▸ **Task to complete**:
Leave out the pictures and set down exactly the lines from the start of the listing through the one with "Sans Narrow, Liberation", both included.

+--

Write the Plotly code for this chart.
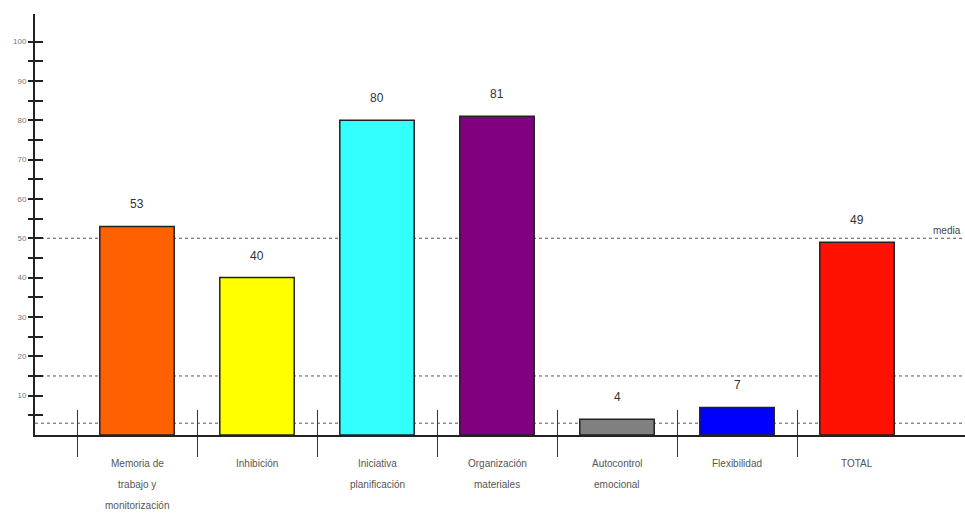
import plotly.graph_objects as go

categories = ["Memoria de trabajo y monitorización", "Inhibición", "Iniciativa planificación",
              "Organización materiales", "Autocontrol emocional", "Flexibilidad", "TOTAL"]
label_lines = [["Memoria de", "trabajo y", "monitorización"], ["Inhibición"],
               ["Iniciativa", "planificación"], ["Organización", "materiales"],
               ["Autocontrol", "emocional"], ["Flexibilidad"], ["TOTAL"]]
values = [53, 40, 80, 81, 4, 7, 49]
value_labels = ["53", "40", "80", "81", "4", "7", "49"]
colors = ["#FF6000", "#FFFF00", "#33FFFF", "#800080", "#808080", "#0000FF", "#FF1100"]
ref_lines = [50, 15, 3]
ref_label = "media"
ytick_vals = list(range(5, 105, 5))
ytick_text = [str(v) if v % 10 == 0 else "" for v in ytick_vals]

idx = list(range(len(categories)))
FONT = "Liberation Sans Narrow, Liberation Sans, Arial"

fig = go.Figure()
fig.add_trace(go.Bar(x=idx, y=values, marker=dict(color=colors, line=dict(color="#222", width=1.5)),
                     width=0.62, hoverinfo="skip"))
# invisible trace to activate second axes
fig.add_trace(go.Scatter(x=[0], y=[0], xaxis="x2", yaxis="y2", mode="markers",
                         marker=dict(opacity=0), showlegend=False, hoverinfo="skip"))

for v in ref_lines:
    fig.add_shape(type="line", xref="paper", yref="y", x0=0, x1=1, y0=v, y1=v,
                  line=dict(color="#555", width=1, dash="dot"), layer="below")

fig.add_annotation(x=1, xref="paper", y=ref_lines[0], yref="y", text=ref_label,
                   showarrow=False, xanchor="right", yanchor="bottom", xshift=-2, yshift=0,
                   font=dict(family=FONT, size=10, color="#444"))

for i, (v, t) in enumerate(zip(values, value_labels)):
    fig.add_annotation(x=i, y=v, text=t, showarrow=False, yanchor="bottom", yshift=13,
                       font=dict(family=FONT, size=12, color="#333"))

for i, lines in enumerate(label_lines):
    for k, ln in enumerate(lines):
        fig.add_annotation(x=i, xref="x", y=0, yref="paper", text=ln, showarrow=False,
                           yanchor="middle", yshift=-28 - 21 * k,
                           font=dict(family=FONT, size=10, color="#555"))

xr = [-0.85, 6.9]
yr = [0, 107]
sep_vals = [i - 0.5 for i in idx]

fig.update_layout(
    width=965, height=514,
    margin=dict(l=35, r=0, t=14, b=79),
    paper_bgcolor="white", plot_bgcolor="white",
    showlegend=False,
    xaxis=dict(range=xr, showgrid=False, zeroline=False, showline=True, linecolor="#222", linewidth=2,
               tickvals=sep_vals, ticktext=[""] * len(sep_vals), ticks="outside", ticklen=20,
               tickwidth=1.3, tickcolor="#333"),
    xaxis2=dict(range=xr, overlaying="x", showgrid=False, zeroline=False, showline=False,
                tickvals=sep_vals, ticktext=[""] * len(sep_vals), ticks="inside", ticklen=25,
                tickwidth=1.3, tickcolor="#333"),
    yaxis=dict(range=yr, showgrid=False, zeroline=False, showline=True, linecolor="#222", linewidth=2,
               tickvals=ytick_vals, ticktext=ytick_text, ticks="outside", ticklen=5, tickwidth=1.5,
               tickcolor="#222", tickfont=dict(family=FONT, size=8, color="#777")),
    yaxis2=dict(range=yr, overlaying="y", showgrid=False, zeroline=False, showline=False,
                tickvals=ytick_vals, ticktext=[""] * len(ytick_vals), ticks="inside", ticklen=8,
                tickwidth=1.5, tickcolor="#222"),
)

fig.write_html("out.html")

+--

▸ **The result**:
Write the Plotly code for this chart.
import plotly.graph_objects as go

categories = ["Memoria de trabajo y monitorización", "Inhibición", "Iniciativa planificación",
              "Organización materiales", "Autocontrol emocional", "Flexibilidad", "TOTAL"]
label_lines = [["Memoria de", "trabajo y", "monitorización"], ["Inhibición"],
               ["Iniciativa", "planificación"], ["Organización", "materiales"],
               ["Autocontrol", "emocional"], ["Flexibilidad"], ["TOTAL"]]
values = [53, 40, 80, 81, 4, 7, 49]
value_labels = ["53", "40", "80", "81", "4", "7", "49"]
colors = ["#FF6000", "#FFFF00", "#33FFFF", "#800080", "#808080", "#0000FF", "#FF1100"]
ref_lines = [50, 15, 3]
ref_label = "media"
ytick_vals = list(range(5, 105, 5))
ytick_text = [str(v) if v % 10 == 0 else "" for v in ytick_vals]

idx = list(range(len(categories)))
FONT = "Liberation Sans Narrow, Liberation Sans, Arial"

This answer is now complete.